Submitted to: International Starch Technology Conference
Publication Type: Proceedings
Publication Acceptance Date: 6/6/2007
Publication Date: 6/6/2007
Citation: Dien, B.S. 2007. A primer for lignocellulose biochemical conversion to fuel ethanol. Proceedings of the Fifth International Starch Technology Conference. p. 5.1-5.9. Interpretive Summary:
Technical Abstract: Meeting the future needs for bioethanol in the marketplace depends upon developing lignocellulose as a feedstock for production. The major obstacles to using lignocellulose as a feedstock remain capital and production costs and their associated risks. However, technological advancements have continued to erode these barriers and there now exists interests in commercializing the available technology.

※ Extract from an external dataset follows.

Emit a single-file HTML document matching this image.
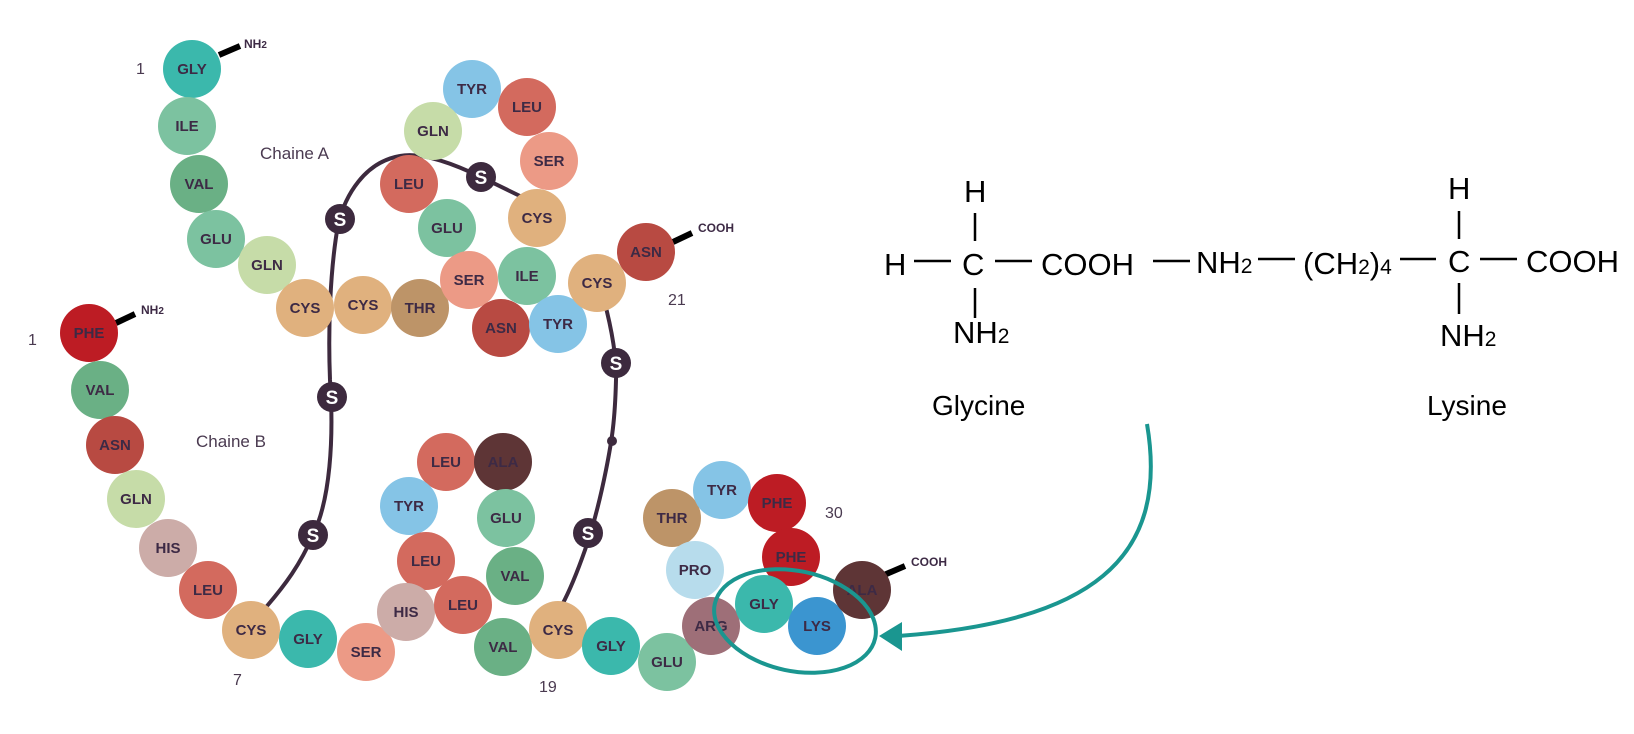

Major technical advancements have included improvement in dilute-acid for treatment of higher solids and development of lower-waste pretreatment strategies. Advancements in cellulase enzymes have lowered the cost of these preparations, while improving their efficiency. Future advancements are promised by selective inclusion of auxiliary enzymatic activities such as xylanases. Perhaps the most significant advancement has occurred in the area of developing more robust biocatalysts that have the ability to ferment pentose sugars. Two general strategies have been pursued. In the cases of Zymomonas mobilis and Saccharomyces cerevisiae, these naturally efficient ethanol producers have been engineered to utilize pentoses. Alternately, Gram negative bacteria (i.e., Escherichia coli and Klebsiella oxytoca), which naturally utilize pentoses, have been successfully engineered to selectively produce ethanol. Continued improvements include developing hardier strains as well as strains capable of producing hydrolytic enzymes. Recent progress has also been made in developing Gram positive and thermophilic bacteria as ethanol producing biocatalysts.